YOUR OBJECTIVE - Collect each line containing "that".

INPUT ROWS -

........

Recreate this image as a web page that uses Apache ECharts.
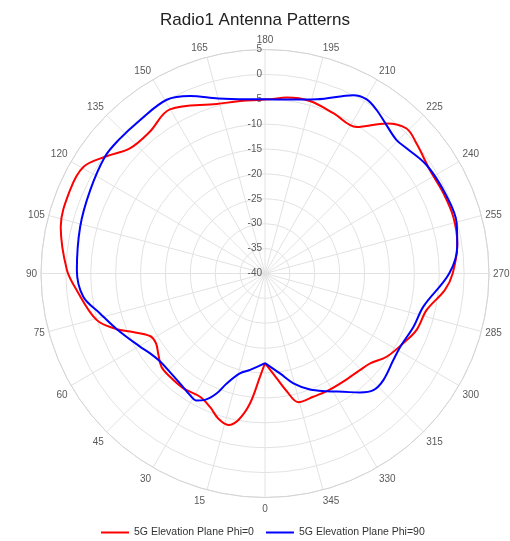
<!DOCTYPE html>
<html>
<head>
<meta charset="utf-8">
<script src="https://cdn.jsdelivr.net/npm/echarts@6/dist/echarts.min.js"></script>
<style>
  html, body { margin: 0; padding: 0; background: #fff; }
  #chart { width: 510px; height: 541px; }
</style>
</head>
<body>
<div id="chart"></div>
<script>
// angle in degrees (0 at bottom, clockwise), gain in dB
const redAngles = [0, 2.8, 6.6, 10.3, 13.6, 17.9, 22.4, 27.8, 35.4, 42.6, 48, 53.2, 57.4, 61.5, 66.7, 69.4, 74.6, 85, 91, 102.9,
  113.1, 120.4, 126.5, 132.8, 140.9, 149.9, 164.1, 172.8, 181.6, 187, 194.6, 203.1, 212, 219, 224.3, 229.4, 237.9, 245.8,
  253.3, 261.1, 270, 275.2, 282.7, 290.4, 296.8, 304.4, 310.5, 315.5, 324.1, 332.3, 338.6, 345.5, 349.6, 353.6, 360];
const redGain = [-22, -19.2, -13.7, -10.1, -8.7, -9.4, -11.0, -12.0, -11.7, -11.8, -12.0, -13.2, -14.0, -13.7, -10.5, -8.2, -4.9, -2.0, -0.2, 2.1,
  2.6, 2.3, -0.4, -3.0, -3.3, -1.9, -4.6, -5.0, -5.0, -4.4, -4.2, -5.0, -5.3, -1.2, 0.7, 0.1, -0.9, -0.7,
  -0.5, -0.9, -2.3, -3.7, -6.7, -7.5, -8.9, -10.4, -12.2, -12.8, -13.2, -13.3, -13.4, -13.3, -16.0, -18.8, -22];

const blueAngles = [0, 8.8, 14.1, 19.2, 22.0, 25.4, 28.3, 31.7, 36.8, 44.1, 50.0, 55.2, 59.7, 69.4, 76.4, 82.7, 91, 104.2, 115.5,
  126.1, 132.3, 140.8, 150.5, 157.1, 165, 174, 180, 187, 196.5, 206.4, 210.3, 214.4, 219.4, 224.6, 228.6, 236.2, 246,
  255.4, 262, 270, 281.8, 289.7, 298.5, 304, 312, 317.1, 321.4, 326.5, 332.3, 338.8, 345.5, 351.5, 360];
const blueGain = [-22, -20.4, -19.3, -16.6, -14.0, -11.9, -11.0, -11.3, -12.0, -12.5, -12.5, -11.9, -10.9, -8.2, -5.9, -3.2, -2.2, -1.7, -1.1,
  -0.2, -0.2, -0.25, 0.1, -1.3, -3.6, -4.8, -5.0, -4.8, -3.5, 0.0, 0.5, -0.25, -1.5, -2.35, -2.0, -0.9, -0.4,
  -0.2, -1.0, -3.0, -7.5, -8.3, -9.1, -8.9, -8.0, -8.0, -9.4, -11.5, -13.3, -15.0, -17.2, -19.7, -22];

const seriesNames = ['5G Elevation Plane Phi=0', '5G Elevation Plane Phi=90'];
const radiusMin = -40, radiusMax = 5, radiusStep = 5;
const angleStep = 15;

// axis runs 180..540 so that 180 sits at the top and the radius labels go upward
const toAxis = a => (a < 180 ? a + 360 : a);
const pairs = (angles, gains) => angles.map((a, i) => [gains[i], toAxis(a)]);

const chart = echarts.init(document.getElementById('chart'), null, { renderer: 'canvas' });

const gridColor = '#e2e2e2';
const labelColor = '#595959';
const lbl = (pad) => ({ color: labelColor, fontSize: 10, padding: pad });

// small nudges so the angle labels sit like the original ones
function angleLabel(v) {
  if (v === 540) return '';
  const d = v % 360;
  if (d === 165) return '{l|' + d + '}';
  if (d === 195) return '{r|' + d + '}';
  if (d === 15) return '{bl|' + d + '}';
  if (d === 345) return '{br|' + d + '}';
  if ((d >= 75 && d <= 105) || (d >= 255 && d <= 285)) return '{m|' + d + '}';
  if (d <= 60 || d >= 300) return '{b|' + d + '}';
  return String(d);
}

chart.setOption({
  animation: false,
  textStyle: { fontFamily: '"Liberation Sans", Arial, sans-serif' },
  title: {
    text: 'Radio1 Antenna Patterns',
    left: 'center',
    top: 7,
    textStyle: { fontSize: 17, fontWeight: 'normal', color: '#222' }
  },
  legend: {
    data: seriesNames,
    top: 522,
    left: 96,
    icon: 'rect',
    itemWidth: 28,
    itemHeight: 2,
    itemGap: 12,
    textStyle: { fontSize: 10.5, color: '#333' }
  },
  polar: { center: [265, 273.5], radius: 224 },
  angleAxis: {
    type: 'value',
    startAngle: 90,
    clockwise: true,
    min: 180,
    max: 540,
    interval: angleStep,
    axisLine: { lineStyle: { color: '#d4d4d4' } },
    axisTick: { show: false },
    axisLabel: {
      color: labelColor,
      fontSize: 10,
      margin: 4,
      formatter: angleLabel,
      rich: {
        l: lbl([0, 13, 0, 0]),
        r: lbl([0, 0, 0, 14]),
        b: lbl([3, 0, 0, 0]),
        bl: lbl([3, 13, 0, 0]),
        br: lbl([3, 0, 0, 14]),
        m: lbl([2, 0, 0, 0])
      }
    },
    splitLine: { show: true, lineStyle: { color: gridColor } }
  },
  radiusAxis: {
    type: 'value',
    min: radiusMin,
    max: radiusMax,
    interval: radiusStep,
    axisLine: { show: false },
    axisTick: { show: false },
    axisLabel: { color: labelColor, fontSize: 10, margin: 3, padding: [5, 0, 0, 0] },
    splitLine: { show: true, lineStyle: { color: gridColor } }
  },
  series: [
    {
      name: seriesNames[0],
      type: 'line',
      coordinateSystem: 'polar',
      symbol: 'none',
      smooth: 0.35,
      color: '#ff0000',
      lineStyle: { width: 2, color: '#ff0000' },
      data: pairs(redAngles, redGain)
    },
    {
      name: seriesNames[1],
      type: 'line',
      coordinateSystem: 'polar',
      symbol: 'none',
      smooth: 0.35,
      color: '#0000ff',
      lineStyle: { width: 2, color: '#0000ff' },
      data: pairs(blueAngles, blueGain)
    }
  ]
});
</script>
</body>
</html>
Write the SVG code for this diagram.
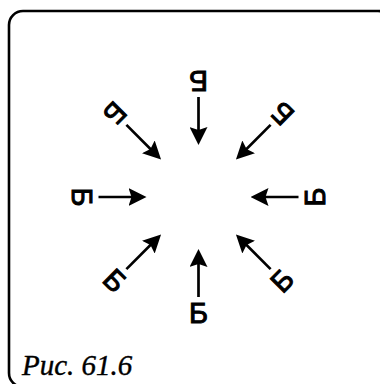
<svg xmlns="http://www.w3.org/2000/svg" width="380" height="384" viewBox="0 0 380 384">
<style>
.frame{fill:#fff;stroke:#000;stroke-width:2.6}
.lbl{font-family:"Liberation Sans",Arial,sans-serif;font-size:29px;font-weight:normal;fill:#000;stroke:#000;stroke-width:1;text-anchor:middle}
.cap{font-family:"Liberation Serif","Times New Roman",serif;font-size:29px;font-style:italic;fill:#000;stroke:#000;stroke-width:0.4}
.ar{stroke:#000;stroke-width:2.7;fill:none;marker-end:url(#head)}
</style>
<defs>
<marker id="head" markerUnits="userSpaceOnUse" markerWidth="18" markerHeight="18" viewBox="0 0 18 18" refX="9" refY="9" orient="auto">
<path d="M0,0 L18,9 L0,18 L3,9 Z" fill="#000"/>
</marker>
</defs>
<rect class="frame" x="9" y="11" width="383" height="376" rx="14"/>
<g id="connectors">
<line class="ar" x1="198.5" y1="97" x2="198.5" y2="136"/>
<line class="ar" x1="198.5" y1="297" x2="198.5" y2="258"/>
<line class="ar" x1="98.5" y1="197" x2="137.5" y2="197"/>
<line class="ar" x1="298.5" y1="197" x2="259.5" y2="197"/>
<line class="ar" x1="126.4" y1="124.9" x2="154.7" y2="153.2"/>
<line class="ar" x1="270.6" y1="124.9" x2="242.3" y2="153.2"/>
<line class="ar" x1="126.4" y1="269.1" x2="154.7" y2="240.8"/>
<line class="ar" x1="270.6" y1="269.1" x2="242.3" y2="240.8"/>
</g>
<g id="n-bottom" transform="translate(198.5,313) rotate(0)"><text class="lbl" x="0" y="10.4">Б</text></g>
<g id="n-top" transform="translate(198.5,81) rotate(180)"><text class="lbl" x="0" y="10.4">Б</text></g>
<g id="n-left" transform="translate(82.5,197) rotate(90)"><text class="lbl" x="0" y="10.4">Б</text></g>
<g id="n-right" transform="translate(314.5,197) rotate(-90)"><text class="lbl" x="0" y="10.4">Б</text></g>
<g id="n-topleft" transform="translate(115.1,113.6) rotate(135)"><text class="lbl" x="0" y="10.4">Б</text></g>
<g id="n-topright" transform="translate(281.9,113.6) rotate(-135)"><text class="lbl" x="0" y="10.4">Б</text></g>
<g id="n-bottomleft" transform="translate(115.1,280.4) rotate(45)"><text class="lbl" x="0" y="10.4">Б</text></g>
<g id="n-bottomright" transform="translate(281.9,280.4) rotate(-45)"><text class="lbl" x="0" y="10.4">Б</text></g>
<text class="cap" x="22" y="375">Рис. 61.6</text>
</svg>
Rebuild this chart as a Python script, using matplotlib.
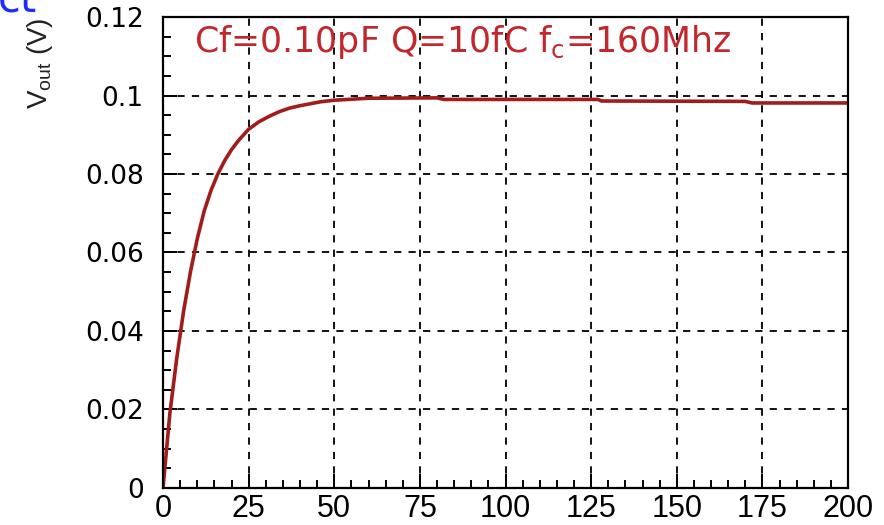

........

COMPLETED TASK -
Recreate this image as a web page that uses Apache ECharts.
// axis runs 180..540 so that 180 sits at the top and the radius labels go upward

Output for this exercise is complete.